Não se sabe ainda quem vai ser o adversário tucano de Lula na eleição de outubro, mas não é tão difícil adivinhar quem pode ser o vice. César Maia (do PFL), o prefeito do Rio de Janeiro, lançou-se à frente de outros pretendentes e, embora se tenha declarado pró-José Serra (prefeito paulistano), nada impede que venha a fazer dupla com Geraldo Alckmin (governador paulista), caso este seja o escolhido para a disputa. Situação mais confortável é a dos vices desse dois, pois pelo menos um deles sairá para a disputa federal e aí o PFL ganhará ou o governo do maior Estado da Federação com Cláudio Lembo ou a Prefeitura do maior município com Gilberto Kassab. Ambos são fiéis à ttradição de Marco Maciel, o senador pernambucano que foi vice de Fernando Henrique em dois mandatos, o mais pacato e inofensivo de todos os vices do Brasil: nenhum deles promete repetir a caturrice de um antecessor da mesma legenda, Aureliano Chaves, acusado de trabalhar demais quando o titular, o general João Figueiredo, teve de deixar o posto para ter o coração operado e, apesar de se orgulhar do desempenho escolar, nunca foi propriamente um viciado em trabalho.
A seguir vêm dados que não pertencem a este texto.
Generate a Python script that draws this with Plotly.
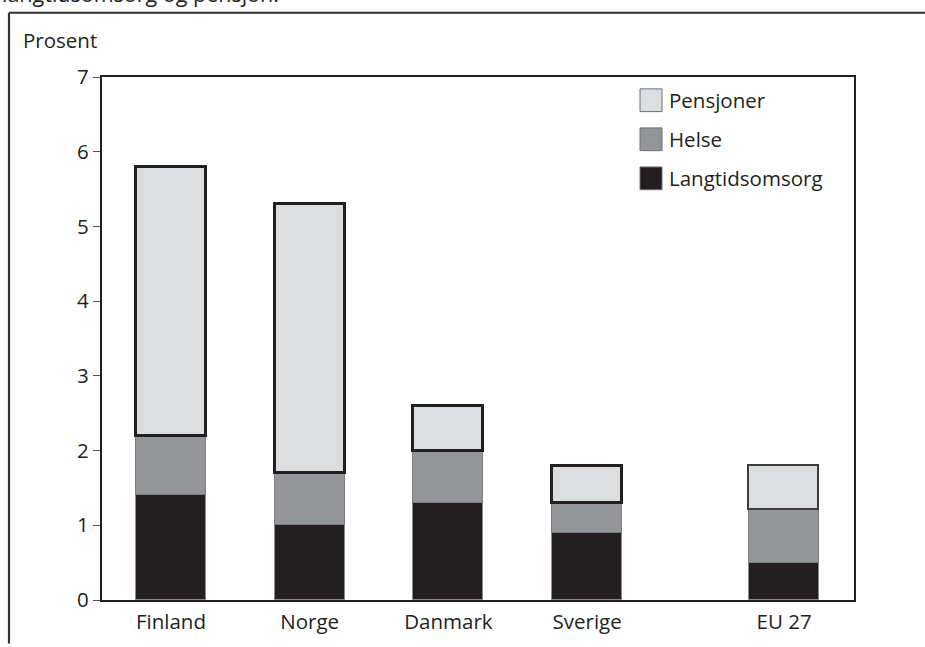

A História republicana mostra que, por mais importante que sejam os acordos partidários para a composição de uma chapa competitiva, talvez seja bom de alvitre que os titulares, seja o presidente em busca da reeleição, sejam os oposicionistas interessados em desalojá-lo do posto, atentem para o fato que mais que expectativa, poder é vício para políticos, categoria na qual sempre se escolhem os vices.